Key Factors That Affect Inflation Rate

  1. Demand-Pull Inflation: Occurs when there is more money chasing fewer goods. High consumer demand, government spending, or rapid economic growth can lead to this.
  2. Cost-Push Inflation: Happens when the costs of production increase (e.g., rising oil prices, higher wages, supply chain disruptions). Businesses pass these higher costs onto consumers through higher prices.
  3. Built-In Inflation: This type is often driven by worker and business expectations. If workers expect inflation, they demand higher wages, and businesses, expecting higher costs, raise prices preemptively, creating a wage-price spiral.
  4. Monetary Policy: Central banks' decisions on interest rates and the money supply significantly influence inflation. Lowering interest rates or increasing the money supply can stimulate the economy but may also fuel inflation.
  5. Government Fiscal Policy: High levels of government spending, especially if financed by borrowing or printing money, can increase aggregate demand and contribute to inflation. Tax cuts can also stimulate demand.
  6. Global Economic Conditions: International factors like commodity prices (especially oil), exchange rates, and global supply chain stability can impact domestic inflation rates. For example, a weaker domestic currency makes imported goods more expensive.
  7. Geopolitical Events: Wars, natural disasters, and political instability can disrupt supply chains and affect the availability and cost of essential goods, leading to price spikes and contributing to inflation.

FAQ

Q1: What is the difference between inflation and deflation?
A: Inflation is the rate at which prices increase, decreasing purchasing power. Deflation is the opposite, where prices decrease, increasing purchasing power, but can signal economic weakness.
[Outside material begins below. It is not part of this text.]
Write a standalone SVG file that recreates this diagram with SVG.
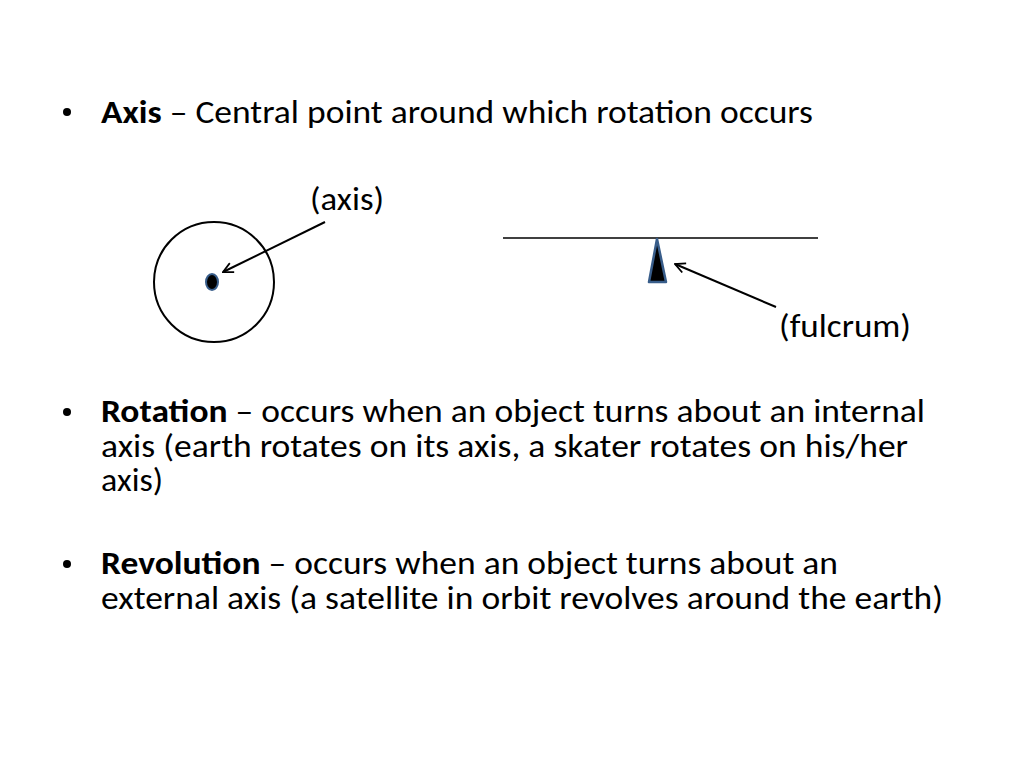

Q2: How accurate is this inflation calculator?
A: This calculator uses generalized historical CPI data to estimate inflation. Actual inflation experienced can vary based on individual spending habits and specific regional data. For precise financial decisions, consult official economic data sources.

Q3: Can I use this calculator for future predictions?
A: While you can input future years, the accuracy of predictions depends heavily on assumptions about future inflation rates, which are inherently uncertain and influenced by many economic factors.

Q4: What does 'Generic Unit' mean in the currency selection?
A: 'Generic Unit' allows you to calculate the relative change in value over time without reference to a specific currency. It shows the percentage increase or decrease in value due to inflation, useful for abstract comparisons.

Q5: Why are the results different from other online calculators?
A: Different calculators may use different data sources (e.g., specific CPI series, historical price databases), calculation methodologies, or rounding techniques. This calculator aims for a representative estimate.

Q6: How does changing the initial year affect the result?
A: A longer time span between the initial and final year generally leads to a larger cumulative inflation effect and a greater difference in equivalent value.

Q7: Can this calculator predict the exact cost of a specific item in the future?
A: No, this calculator estimates the change in general purchasing power based on average price levels (CPI). The price of a specific item can be affected by factors beyond general inflation, such as technological changes, specific market demand, or supply issues.

Q8: What is the impact of deflation on my savings?
A: If deflation occurs, the purchasing power of your savings increases over time, meaning your money can buy more. However, sustained deflation can also be a sign of economic recession and may discourage spending and investment.